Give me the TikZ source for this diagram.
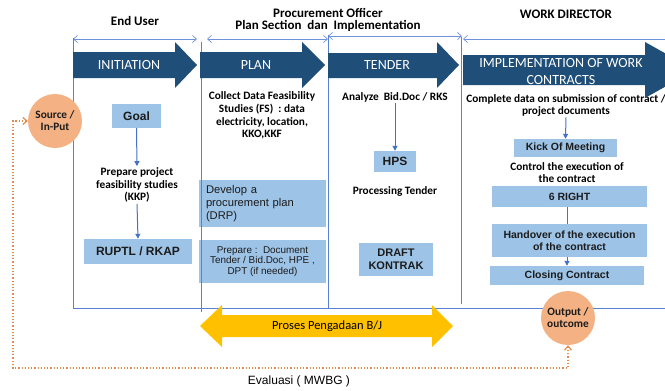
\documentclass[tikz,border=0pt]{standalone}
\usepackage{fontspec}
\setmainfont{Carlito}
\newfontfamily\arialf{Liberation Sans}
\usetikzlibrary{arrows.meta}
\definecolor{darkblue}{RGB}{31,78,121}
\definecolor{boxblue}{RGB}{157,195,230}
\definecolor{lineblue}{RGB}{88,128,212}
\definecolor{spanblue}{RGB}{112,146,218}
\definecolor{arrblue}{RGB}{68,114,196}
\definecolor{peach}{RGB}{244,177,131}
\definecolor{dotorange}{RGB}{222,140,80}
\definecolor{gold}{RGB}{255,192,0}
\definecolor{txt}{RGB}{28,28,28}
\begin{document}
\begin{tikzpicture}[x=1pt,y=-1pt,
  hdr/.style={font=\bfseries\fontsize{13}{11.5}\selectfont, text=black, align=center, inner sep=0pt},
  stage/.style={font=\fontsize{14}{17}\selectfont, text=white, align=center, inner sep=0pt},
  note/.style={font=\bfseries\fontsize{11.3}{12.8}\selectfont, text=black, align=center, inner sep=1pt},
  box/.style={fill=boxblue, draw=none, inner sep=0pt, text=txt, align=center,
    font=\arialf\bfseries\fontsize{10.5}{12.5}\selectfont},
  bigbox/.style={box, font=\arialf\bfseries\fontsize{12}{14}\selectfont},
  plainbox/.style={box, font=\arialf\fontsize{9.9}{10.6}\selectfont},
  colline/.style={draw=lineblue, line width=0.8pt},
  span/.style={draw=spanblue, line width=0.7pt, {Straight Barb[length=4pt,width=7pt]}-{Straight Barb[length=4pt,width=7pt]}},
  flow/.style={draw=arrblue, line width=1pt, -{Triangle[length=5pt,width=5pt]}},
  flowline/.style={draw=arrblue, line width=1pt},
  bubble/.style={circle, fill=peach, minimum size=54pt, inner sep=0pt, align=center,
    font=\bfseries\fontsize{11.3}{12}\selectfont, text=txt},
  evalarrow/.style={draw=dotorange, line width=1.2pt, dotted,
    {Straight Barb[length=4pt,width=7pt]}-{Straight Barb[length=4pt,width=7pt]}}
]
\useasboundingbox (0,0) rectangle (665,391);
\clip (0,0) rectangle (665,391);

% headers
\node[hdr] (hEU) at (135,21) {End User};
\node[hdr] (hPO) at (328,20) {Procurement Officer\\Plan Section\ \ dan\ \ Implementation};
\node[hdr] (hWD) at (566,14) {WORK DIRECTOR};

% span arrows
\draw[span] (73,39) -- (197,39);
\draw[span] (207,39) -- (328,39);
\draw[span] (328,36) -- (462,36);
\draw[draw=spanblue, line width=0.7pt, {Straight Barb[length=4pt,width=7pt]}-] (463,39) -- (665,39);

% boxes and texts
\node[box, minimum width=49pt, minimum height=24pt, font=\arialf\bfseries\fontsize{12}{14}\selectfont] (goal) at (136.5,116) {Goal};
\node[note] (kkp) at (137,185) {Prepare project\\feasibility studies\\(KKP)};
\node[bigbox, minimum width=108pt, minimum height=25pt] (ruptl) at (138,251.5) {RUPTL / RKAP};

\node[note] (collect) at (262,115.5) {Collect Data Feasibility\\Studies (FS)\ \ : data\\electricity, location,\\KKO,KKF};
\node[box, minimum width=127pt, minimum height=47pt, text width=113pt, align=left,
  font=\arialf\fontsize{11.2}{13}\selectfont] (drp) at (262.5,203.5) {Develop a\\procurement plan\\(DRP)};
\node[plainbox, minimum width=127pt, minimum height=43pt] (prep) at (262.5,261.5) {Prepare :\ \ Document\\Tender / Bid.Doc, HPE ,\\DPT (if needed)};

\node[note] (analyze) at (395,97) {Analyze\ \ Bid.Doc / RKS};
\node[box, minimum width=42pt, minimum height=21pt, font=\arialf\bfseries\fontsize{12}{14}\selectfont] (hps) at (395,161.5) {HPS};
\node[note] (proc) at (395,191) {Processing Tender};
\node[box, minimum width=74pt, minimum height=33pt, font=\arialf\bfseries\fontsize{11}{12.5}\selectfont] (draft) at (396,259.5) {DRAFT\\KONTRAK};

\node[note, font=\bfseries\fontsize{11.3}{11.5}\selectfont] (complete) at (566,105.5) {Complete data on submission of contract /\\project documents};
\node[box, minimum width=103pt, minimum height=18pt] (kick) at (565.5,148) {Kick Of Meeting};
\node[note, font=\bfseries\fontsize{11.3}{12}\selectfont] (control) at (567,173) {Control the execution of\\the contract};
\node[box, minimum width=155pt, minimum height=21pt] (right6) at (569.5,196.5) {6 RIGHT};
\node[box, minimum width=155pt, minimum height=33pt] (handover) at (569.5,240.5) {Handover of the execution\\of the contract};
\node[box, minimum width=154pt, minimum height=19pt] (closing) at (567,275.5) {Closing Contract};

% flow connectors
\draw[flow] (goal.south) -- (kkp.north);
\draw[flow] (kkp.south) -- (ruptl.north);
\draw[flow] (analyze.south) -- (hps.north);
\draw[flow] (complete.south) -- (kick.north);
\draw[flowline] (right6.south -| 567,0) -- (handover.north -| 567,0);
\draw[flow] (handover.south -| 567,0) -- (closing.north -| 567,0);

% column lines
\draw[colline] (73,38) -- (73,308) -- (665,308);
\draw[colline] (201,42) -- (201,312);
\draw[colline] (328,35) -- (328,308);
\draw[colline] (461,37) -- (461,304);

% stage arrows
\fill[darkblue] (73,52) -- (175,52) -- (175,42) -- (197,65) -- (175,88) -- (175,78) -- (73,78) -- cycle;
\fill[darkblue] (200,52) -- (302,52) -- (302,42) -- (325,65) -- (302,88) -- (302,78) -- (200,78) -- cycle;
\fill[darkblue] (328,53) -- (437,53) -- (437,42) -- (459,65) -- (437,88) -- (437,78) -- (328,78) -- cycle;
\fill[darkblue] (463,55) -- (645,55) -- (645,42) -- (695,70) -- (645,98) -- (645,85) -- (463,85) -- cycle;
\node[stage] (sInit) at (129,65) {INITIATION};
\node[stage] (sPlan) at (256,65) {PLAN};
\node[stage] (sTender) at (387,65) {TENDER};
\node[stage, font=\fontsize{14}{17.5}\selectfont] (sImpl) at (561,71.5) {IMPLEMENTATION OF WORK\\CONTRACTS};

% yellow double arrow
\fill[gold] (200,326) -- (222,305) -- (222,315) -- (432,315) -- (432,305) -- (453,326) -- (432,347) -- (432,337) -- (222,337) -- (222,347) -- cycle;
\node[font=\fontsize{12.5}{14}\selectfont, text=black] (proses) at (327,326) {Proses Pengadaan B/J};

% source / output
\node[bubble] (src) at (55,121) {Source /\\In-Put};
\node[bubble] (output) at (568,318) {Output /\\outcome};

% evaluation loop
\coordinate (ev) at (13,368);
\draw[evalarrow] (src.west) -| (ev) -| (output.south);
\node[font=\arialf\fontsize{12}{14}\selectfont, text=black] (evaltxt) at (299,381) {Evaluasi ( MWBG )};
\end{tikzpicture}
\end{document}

---+---

Reproduce the full listing faithfully, but do not carry over any pictures.

## [Response for this exercise]
Give me the TikZ source for this diagram.
\documentclass[tikz,border=0pt]{standalone}
\usepackage{fontspec}
\setmainfont{Carlito}
\newfontfamily\arialf{Liberation Sans}
\usetikzlibrary{arrows.meta}
\definecolor{darkblue}{RGB}{31,78,121}
\definecolor{boxblue}{RGB}{157,195,230}
\definecolor{lineblue}{RGB}{88,128,212}
\definecolor{spanblue}{RGB}{112,146,218}
\definecolor{arrblue}{RGB}{68,114,196}
\definecolor{peach}{RGB}{244,177,131}
\definecolor{dotorange}{RGB}{222,140,80}
\definecolor{gold}{RGB}{255,192,0}
\definecolor{txt}{RGB}{28,28,28}
\begin{document}
\begin{tikzpicture}[x=1pt,y=-1pt,
  hdr/.style={font=\bfseries\fontsize{13}{11.5}\selectfont, text=black, align=center, inner sep=0pt},
  stage/.style={font=\fontsize{14}{17}\selectfont, text=white, align=center, inner sep=0pt},
  note/.style={font=\bfseries\fontsize{11.3}{12.8}\selectfont, text=black, align=center, inner sep=1pt},
  box/.style={fill=boxblue, draw=none, inner sep=0pt, text=txt, align=center,
    font=\arialf\bfseries\fontsize{10.5}{12.5}\selectfont},
  bigbox/.style={box, font=\arialf\bfseries\fontsize{12}{14}\selectfont},
  plainbox/.style={box, font=\arialf\fontsize{9.9}{10.6}\selectfont},
  colline/.style={draw=lineblue, line width=0.8pt},
  span/.style={draw=spanblue, line width=0.7pt, {Straight Barb[length=4pt,width=7pt]}-{Straight Barb[length=4pt,width=7pt]}},
  flow/.style={draw=arrblue, line width=1pt, -{Triangle[length=5pt,width=5pt]}},
  flowline/.style={draw=arrblue, line width=1pt},
  bubble/.style={circle, fill=peach, minimum size=54pt, inner sep=0pt, align=center,
    font=\bfseries\fontsize{11.3}{12}\selectfont, text=txt},
  evalarrow/.style={draw=dotorange, line width=1.2pt, dotted,
    {Straight Barb[length=4pt,width=7pt]}-{Straight Barb[length=4pt,width=7pt]}}
]
\useasboundingbox (0,0) rectangle (665,391);
\clip (0,0) rectangle (665,391);

% headers
\node[hdr] (hEU) at (135,21) {End User};
\node[hdr] (hPO) at (328,20) {Procurement Officer\\Plan Section\ \ dan\ \ Implementation};
\node[hdr] (hWD) at (566,14) {WORK DIRECTOR};

% span arrows
\draw[span] (73,39) -- (197,39);
\draw[span] (207,39) -- (328,39);
\draw[span] (328,36) -- (462,36);
\draw[draw=spanblue, line width=0.7pt, {Straight Barb[length=4pt,width=7pt]}-] (463,39) -- (665,39);

% boxes and texts
\node[box, minimum width=49pt, minimum height=24pt, font=\arialf\bfseries\fontsize{12}{14}\selectfont] (goal) at (136.5,116) {Goal};
\node[note] (kkp) at (137,185) {Prepare project\\feasibility studies\\(KKP)};
\node[bigbox, minimum width=108pt, minimum height=25pt] (ruptl) at (138,251.5) {RUPTL / RKAP};

\node[note] (collect) at (262,115.5) {Collect Data Feasibility\\Studies (FS)\ \ : data\\electricity, location,\\KKO,KKF};
\node[box, minimum width=127pt, minimum height=47pt, text width=113pt, align=left,
  font=\arialf\fontsize{11.2}{13}\selectfont] (drp) at (262.5,203.5) {Develop a\\procurement plan\\(DRP)};
\node[plainbox, minimum width=127pt, minimum height=43pt] (prep) at (262.5,261.5) {Prepare :\ \ Document\\Tender / Bid.Doc, HPE ,\\DPT (if needed)};

\node[note] (analyze) at (395,97) {Analyze\ \ Bid.Doc / RKS};
\node[box, minimum width=42pt, minimum height=21pt, font=\arialf\bfseries\fontsize{12}{14}\selectfont] (hps) at (395,161.5) {HPS};
\node[note] (proc) at (395,191) {Processing Tender};
\node[box, minimum width=74pt, minimum height=33pt, font=\arialf\bfseries\fontsize{11}{12.5}\selectfont] (draft) at (396,259.5) {DRAFT\\KONTRAK};

\node[note, font=\bfseries\fontsize{11.3}{11.5}\selectfont] (complete) at (566,105.5) {Complete data on submission of contract /\\project documents};
\node[box, minimum width=103pt, minimum height=18pt] (kick) at (565.5,148) {Kick Of Meeting};
\node[note, font=\bfseries\fontsize{11.3}{12}\selectfont] (control) at (567,173) {Control the execution of\\the contract};
\node[box, minimum width=155pt, minimum height=21pt] (right6) at (569.5,196.5) {6 RIGHT};
\node[box, minimum width=155pt, minimum height=33pt] (handover) at (569.5,240.5) {Handover of the execution\\of the contract};
\node[box, minimum width=154pt, minimum height=19pt] (closing) at (567,275.5) {Closing Contract};

% flow connectors
\draw[flow] (goal.south) -- (kkp.north);
\draw[flow] (kkp.south) -- (ruptl.north);
\draw[flow] (analyze.south) -- (hps.north);
\draw[flow] (complete.south) -- (kick.north);
\draw[flowline] (right6.south -| 567,0) -- (handover.north -| 567,0);
\draw[flow] (handover.south -| 567,0) -- (closing.north -| 567,0);

% column lines
\draw[colline] (73,38) -- (73,308) -- (665,308);
\draw[colline] (201,42) -- (201,312);
\draw[colline] (328,35) -- (328,308);
\draw[colline] (461,37) -- (461,304);

% stage arrows
\fill[darkblue] (73,52) -- (175,52) -- (175,42) -- (197,65) -- (175,88) -- (175,78) -- (73,78) -- cycle;
\fill[darkblue] (200,52) -- (302,52) -- (302,42) -- (325,65) -- (302,88) -- (302,78) -- (200,78) -- cycle;
\fill[darkblue] (328,53) -- (437,53) -- (437,42) -- (459,65) -- (437,88) -- (437,78) -- (328,78) -- cycle;
\fill[darkblue] (463,55) -- (645,55) -- (645,42) -- (695,70) -- (645,98) -- (645,85) -- (463,85) -- cycle;
\node[stage] (sInit) at (129,65) {INITIATION};
\node[stage] (sPlan) at (256,65) {PLAN};
\node[stage] (sTender) at (387,65) {TENDER};
\node[stage, font=\fontsize{14}{17.5}\selectfont] (sImpl) at (561,71.5) {IMPLEMENTATION OF WORK\\CONTRACTS};

% yellow double arrow
\fill[gold] (200,326) -- (222,305) -- (222,315) -- (432,315) -- (432,305) -- (453,326) -- (432,347) -- (432,337) -- (222,337) -- (222,347) -- cycle;
\node[font=\fontsize{12.5}{14}\selectfont, text=black] (proses) at (327,326) {Proses Pengadaan B/J};

% source / output
\node[bubble] (src) at (55,121) {Source /\\In-Put};
\node[bubble] (output) at (568,318) {Output /\\outcome};

% evaluation loop
\coordinate (ev) at (13,368);
\draw[evalarrow] (src.west) -| (ev) -| (output.south);
\node[font=\arialf\fontsize{12}{14}\selectfont, text=black] (evaltxt) at (299,381) {Evaluasi ( MWBG )};
\end{tikzpicture}
\end{document}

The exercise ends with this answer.